RAW DATA:
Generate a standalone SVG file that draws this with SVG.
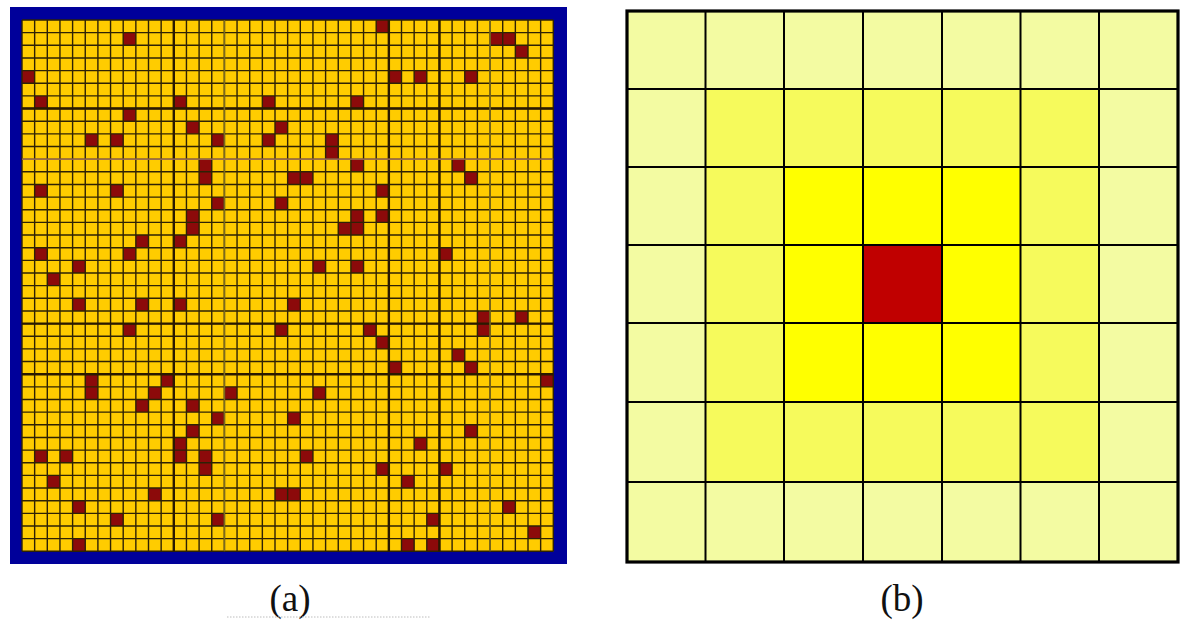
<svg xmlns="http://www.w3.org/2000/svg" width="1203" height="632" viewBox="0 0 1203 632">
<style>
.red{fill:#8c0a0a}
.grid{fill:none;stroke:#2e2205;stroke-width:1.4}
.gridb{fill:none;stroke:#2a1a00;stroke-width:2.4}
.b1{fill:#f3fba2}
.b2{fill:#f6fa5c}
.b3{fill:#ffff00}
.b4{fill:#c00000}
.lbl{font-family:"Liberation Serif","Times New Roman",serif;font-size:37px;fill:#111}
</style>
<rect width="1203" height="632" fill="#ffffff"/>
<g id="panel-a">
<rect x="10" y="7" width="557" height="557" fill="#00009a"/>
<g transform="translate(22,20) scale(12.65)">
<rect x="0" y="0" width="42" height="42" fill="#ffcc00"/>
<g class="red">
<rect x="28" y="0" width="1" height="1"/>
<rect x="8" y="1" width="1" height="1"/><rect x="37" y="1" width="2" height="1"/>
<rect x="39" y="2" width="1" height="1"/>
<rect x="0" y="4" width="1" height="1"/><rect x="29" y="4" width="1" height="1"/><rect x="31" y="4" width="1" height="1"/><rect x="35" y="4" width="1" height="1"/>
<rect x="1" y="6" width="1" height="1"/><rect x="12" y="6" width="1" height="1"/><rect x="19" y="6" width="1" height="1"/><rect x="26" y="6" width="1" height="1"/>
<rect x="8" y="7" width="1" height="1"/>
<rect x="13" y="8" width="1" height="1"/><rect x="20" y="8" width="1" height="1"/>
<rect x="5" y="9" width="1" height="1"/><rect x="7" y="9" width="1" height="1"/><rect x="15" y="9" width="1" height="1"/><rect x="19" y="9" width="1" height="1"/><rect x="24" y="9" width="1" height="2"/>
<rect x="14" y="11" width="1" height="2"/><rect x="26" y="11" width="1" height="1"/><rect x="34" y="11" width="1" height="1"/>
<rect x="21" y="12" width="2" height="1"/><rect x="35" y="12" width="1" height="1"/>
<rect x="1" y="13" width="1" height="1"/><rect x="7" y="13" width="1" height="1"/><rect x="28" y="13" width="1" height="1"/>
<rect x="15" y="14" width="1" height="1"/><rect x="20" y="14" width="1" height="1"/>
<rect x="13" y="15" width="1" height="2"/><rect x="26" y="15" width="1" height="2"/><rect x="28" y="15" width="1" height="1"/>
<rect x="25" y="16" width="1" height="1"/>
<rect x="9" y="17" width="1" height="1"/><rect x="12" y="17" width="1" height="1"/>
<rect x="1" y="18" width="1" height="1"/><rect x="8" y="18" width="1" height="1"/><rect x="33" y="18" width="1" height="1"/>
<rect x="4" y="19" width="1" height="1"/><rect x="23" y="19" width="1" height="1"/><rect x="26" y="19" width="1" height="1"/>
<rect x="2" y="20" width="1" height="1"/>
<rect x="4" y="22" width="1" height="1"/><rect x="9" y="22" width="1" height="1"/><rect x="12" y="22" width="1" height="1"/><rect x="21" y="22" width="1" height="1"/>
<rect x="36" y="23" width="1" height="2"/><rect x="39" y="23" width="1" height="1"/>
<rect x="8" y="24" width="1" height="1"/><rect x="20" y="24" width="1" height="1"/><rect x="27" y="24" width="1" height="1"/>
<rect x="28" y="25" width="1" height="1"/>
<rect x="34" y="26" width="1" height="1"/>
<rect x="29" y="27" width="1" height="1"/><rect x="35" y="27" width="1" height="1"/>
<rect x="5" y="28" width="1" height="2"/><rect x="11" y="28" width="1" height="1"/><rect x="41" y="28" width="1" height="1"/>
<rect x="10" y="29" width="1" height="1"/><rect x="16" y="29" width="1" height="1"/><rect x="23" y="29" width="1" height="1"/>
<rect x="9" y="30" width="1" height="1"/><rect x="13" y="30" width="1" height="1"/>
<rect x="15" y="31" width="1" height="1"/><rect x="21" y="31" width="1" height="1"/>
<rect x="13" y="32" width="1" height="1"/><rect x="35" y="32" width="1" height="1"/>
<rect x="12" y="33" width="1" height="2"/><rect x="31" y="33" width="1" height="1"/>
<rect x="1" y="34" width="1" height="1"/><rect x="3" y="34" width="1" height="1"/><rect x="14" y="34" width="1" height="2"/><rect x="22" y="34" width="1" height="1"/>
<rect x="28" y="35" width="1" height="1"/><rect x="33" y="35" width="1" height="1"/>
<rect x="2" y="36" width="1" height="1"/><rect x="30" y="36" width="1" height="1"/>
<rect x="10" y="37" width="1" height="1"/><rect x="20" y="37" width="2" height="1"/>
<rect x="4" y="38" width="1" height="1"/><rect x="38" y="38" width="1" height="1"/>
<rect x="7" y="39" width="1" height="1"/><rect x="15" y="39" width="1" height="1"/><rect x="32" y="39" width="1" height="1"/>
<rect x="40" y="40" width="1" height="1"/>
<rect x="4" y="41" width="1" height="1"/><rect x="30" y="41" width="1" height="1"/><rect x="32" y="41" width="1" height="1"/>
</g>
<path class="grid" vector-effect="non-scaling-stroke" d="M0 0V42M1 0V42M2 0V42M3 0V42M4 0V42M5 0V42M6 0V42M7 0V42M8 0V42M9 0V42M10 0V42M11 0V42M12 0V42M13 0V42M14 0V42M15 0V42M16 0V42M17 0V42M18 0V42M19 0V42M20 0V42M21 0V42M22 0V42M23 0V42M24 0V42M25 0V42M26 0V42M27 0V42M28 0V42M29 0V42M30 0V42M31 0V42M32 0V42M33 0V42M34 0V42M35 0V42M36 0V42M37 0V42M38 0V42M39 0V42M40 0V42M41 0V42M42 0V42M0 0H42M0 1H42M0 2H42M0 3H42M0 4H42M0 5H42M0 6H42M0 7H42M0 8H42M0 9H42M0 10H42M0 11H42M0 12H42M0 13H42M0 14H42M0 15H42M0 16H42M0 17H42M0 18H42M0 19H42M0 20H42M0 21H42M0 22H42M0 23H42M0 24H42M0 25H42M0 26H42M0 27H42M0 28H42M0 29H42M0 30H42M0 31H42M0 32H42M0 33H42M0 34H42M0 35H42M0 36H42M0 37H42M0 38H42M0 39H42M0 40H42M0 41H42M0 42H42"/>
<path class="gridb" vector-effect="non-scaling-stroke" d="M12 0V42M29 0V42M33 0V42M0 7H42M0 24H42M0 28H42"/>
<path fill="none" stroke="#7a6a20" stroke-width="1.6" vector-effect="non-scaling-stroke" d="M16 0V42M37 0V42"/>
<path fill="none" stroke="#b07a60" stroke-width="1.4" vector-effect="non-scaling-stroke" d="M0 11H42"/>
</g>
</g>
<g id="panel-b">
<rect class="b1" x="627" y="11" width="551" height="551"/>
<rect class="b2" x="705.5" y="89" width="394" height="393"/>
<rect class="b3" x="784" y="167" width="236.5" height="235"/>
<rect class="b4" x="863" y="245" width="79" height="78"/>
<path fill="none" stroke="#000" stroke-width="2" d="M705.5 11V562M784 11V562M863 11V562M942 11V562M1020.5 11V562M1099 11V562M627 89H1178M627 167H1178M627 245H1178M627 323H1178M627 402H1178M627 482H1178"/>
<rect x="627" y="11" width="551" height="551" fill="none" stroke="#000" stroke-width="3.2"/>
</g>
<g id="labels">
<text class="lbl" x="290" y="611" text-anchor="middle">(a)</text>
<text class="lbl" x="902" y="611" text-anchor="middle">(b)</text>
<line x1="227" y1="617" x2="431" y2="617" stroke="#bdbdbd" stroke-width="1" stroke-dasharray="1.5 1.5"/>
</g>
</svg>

TASK BRIEF: Reproduce the material above in full and without alteration, but skip all pictures.

SOLUTION TO THIS EXERCISE:
Generate a standalone SVG file that draws this with SVG.
<svg xmlns="http://www.w3.org/2000/svg" width="1203" height="632" viewBox="0 0 1203 632">
<style>
.red{fill:#8c0a0a}
.grid{fill:none;stroke:#2e2205;stroke-width:1.4}
.gridb{fill:none;stroke:#2a1a00;stroke-width:2.4}
.b1{fill:#f3fba2}
.b2{fill:#f6fa5c}
.b3{fill:#ffff00}
.b4{fill:#c00000}
.lbl{font-family:"Liberation Serif","Times New Roman",serif;font-size:37px;fill:#111}
</style>
<rect width="1203" height="632" fill="#ffffff"/>
<g id="panel-a">
<rect x="10" y="7" width="557" height="557" fill="#00009a"/>
<g transform="translate(22,20) scale(12.65)">
<rect x="0" y="0" width="42" height="42" fill="#ffcc00"/>
<g class="red">
<rect x="28" y="0" width="1" height="1"/>
<rect x="8" y="1" width="1" height="1"/><rect x="37" y="1" width="2" height="1"/>
<rect x="39" y="2" width="1" height="1"/>
<rect x="0" y="4" width="1" height="1"/><rect x="29" y="4" width="1" height="1"/><rect x="31" y="4" width="1" height="1"/><rect x="35" y="4" width="1" height="1"/>
<rect x="1" y="6" width="1" height="1"/><rect x="12" y="6" width="1" height="1"/><rect x="19" y="6" width="1" height="1"/><rect x="26" y="6" width="1" height="1"/>
<rect x="8" y="7" width="1" height="1"/>
<rect x="13" y="8" width="1" height="1"/><rect x="20" y="8" width="1" height="1"/>
<rect x="5" y="9" width="1" height="1"/><rect x="7" y="9" width="1" height="1"/><rect x="15" y="9" width="1" height="1"/><rect x="19" y="9" width="1" height="1"/><rect x="24" y="9" width="1" height="2"/>
<rect x="14" y="11" width="1" height="2"/><rect x="26" y="11" width="1" height="1"/><rect x="34" y="11" width="1" height="1"/>
<rect x="21" y="12" width="2" height="1"/><rect x="35" y="12" width="1" height="1"/>
<rect x="1" y="13" width="1" height="1"/><rect x="7" y="13" width="1" height="1"/><rect x="28" y="13" width="1" height="1"/>
<rect x="15" y="14" width="1" height="1"/><rect x="20" y="14" width="1" height="1"/>
<rect x="13" y="15" width="1" height="2"/><rect x="26" y="15" width="1" height="2"/><rect x="28" y="15" width="1" height="1"/>
<rect x="25" y="16" width="1" height="1"/>
<rect x="9" y="17" width="1" height="1"/><rect x="12" y="17" width="1" height="1"/>
<rect x="1" y="18" width="1" height="1"/><rect x="8" y="18" width="1" height="1"/><rect x="33" y="18" width="1" height="1"/>
<rect x="4" y="19" width="1" height="1"/><rect x="23" y="19" width="1" height="1"/><rect x="26" y="19" width="1" height="1"/>
<rect x="2" y="20" width="1" height="1"/>
<rect x="4" y="22" width="1" height="1"/><rect x="9" y="22" width="1" height="1"/><rect x="12" y="22" width="1" height="1"/><rect x="21" y="22" width="1" height="1"/>
<rect x="36" y="23" width="1" height="2"/><rect x="39" y="23" width="1" height="1"/>
<rect x="8" y="24" width="1" height="1"/><rect x="20" y="24" width="1" height="1"/><rect x="27" y="24" width="1" height="1"/>
<rect x="28" y="25" width="1" height="1"/>
<rect x="34" y="26" width="1" height="1"/>
<rect x="29" y="27" width="1" height="1"/><rect x="35" y="27" width="1" height="1"/>
<rect x="5" y="28" width="1" height="2"/><rect x="11" y="28" width="1" height="1"/><rect x="41" y="28" width="1" height="1"/>
<rect x="10" y="29" width="1" height="1"/><rect x="16" y="29" width="1" height="1"/><rect x="23" y="29" width="1" height="1"/>
<rect x="9" y="30" width="1" height="1"/><rect x="13" y="30" width="1" height="1"/>
<rect x="15" y="31" width="1" height="1"/><rect x="21" y="31" width="1" height="1"/>
<rect x="13" y="32" width="1" height="1"/><rect x="35" y="32" width="1" height="1"/>
<rect x="12" y="33" width="1" height="2"/><rect x="31" y="33" width="1" height="1"/>
<rect x="1" y="34" width="1" height="1"/><rect x="3" y="34" width="1" height="1"/><rect x="14" y="34" width="1" height="2"/><rect x="22" y="34" width="1" height="1"/>
<rect x="28" y="35" width="1" height="1"/><rect x="33" y="35" width="1" height="1"/>
<rect x="2" y="36" width="1" height="1"/><rect x="30" y="36" width="1" height="1"/>
<rect x="10" y="37" width="1" height="1"/><rect x="20" y="37" width="2" height="1"/>
<rect x="4" y="38" width="1" height="1"/><rect x="38" y="38" width="1" height="1"/>
<rect x="7" y="39" width="1" height="1"/><rect x="15" y="39" width="1" height="1"/><rect x="32" y="39" width="1" height="1"/>
<rect x="40" y="40" width="1" height="1"/>
<rect x="4" y="41" width="1" height="1"/><rect x="30" y="41" width="1" height="1"/><rect x="32" y="41" width="1" height="1"/>
</g>
<path class="grid" vector-effect="non-scaling-stroke" d="M0 0V42M1 0V42M2 0V42M3 0V42M4 0V42M5 0V42M6 0V42M7 0V42M8 0V42M9 0V42M10 0V42M11 0V42M12 0V42M13 0V42M14 0V42M15 0V42M16 0V42M17 0V42M18 0V42M19 0V42M20 0V42M21 0V42M22 0V42M23 0V42M24 0V42M25 0V42M26 0V42M27 0V42M28 0V42M29 0V42M30 0V42M31 0V42M32 0V42M33 0V42M34 0V42M35 0V42M36 0V42M37 0V42M38 0V42M39 0V42M40 0V42M41 0V42M42 0V42M0 0H42M0 1H42M0 2H42M0 3H42M0 4H42M0 5H42M0 6H42M0 7H42M0 8H42M0 9H42M0 10H42M0 11H42M0 12H42M0 13H42M0 14H42M0 15H42M0 16H42M0 17H42M0 18H42M0 19H42M0 20H42M0 21H42M0 22H42M0 23H42M0 24H42M0 25H42M0 26H42M0 27H42M0 28H42M0 29H42M0 30H42M0 31H42M0 32H42M0 33H42M0 34H42M0 35H42M0 36H42M0 37H42M0 38H42M0 39H42M0 40H42M0 41H42M0 42H42"/>
<path class="gridb" vector-effect="non-scaling-stroke" d="M12 0V42M29 0V42M33 0V42M0 7H42M0 24H42M0 28H42"/>
<path fill="none" stroke="#7a6a20" stroke-width="1.6" vector-effect="non-scaling-stroke" d="M16 0V42M37 0V42"/>
<path fill="none" stroke="#b07a60" stroke-width="1.4" vector-effect="non-scaling-stroke" d="M0 11H42"/>
</g>
</g>
<g id="panel-b">
<rect class="b1" x="627" y="11" width="551" height="551"/>
<rect class="b2" x="705.5" y="89" width="394" height="393"/>
<rect class="b3" x="784" y="167" width="236.5" height="235"/>
<rect class="b4" x="863" y="245" width="79" height="78"/>
<path fill="none" stroke="#000" stroke-width="2" d="M705.5 11V562M784 11V562M863 11V562M942 11V562M1020.5 11V562M1099 11V562M627 89H1178M627 167H1178M627 245H1178M627 323H1178M627 402H1178M627 482H1178"/>
<rect x="627" y="11" width="551" height="551" fill="none" stroke="#000" stroke-width="3.2"/>
</g>
<g id="labels">
<text class="lbl" x="290" y="611" text-anchor="middle">(a)</text>
<text class="lbl" x="902" y="611" text-anchor="middle">(b)</text>
<line x1="227" y1="617" x2="431" y2="617" stroke="#bdbdbd" stroke-width="1" stroke-dasharray="1.5 1.5"/>
</g>
</svg>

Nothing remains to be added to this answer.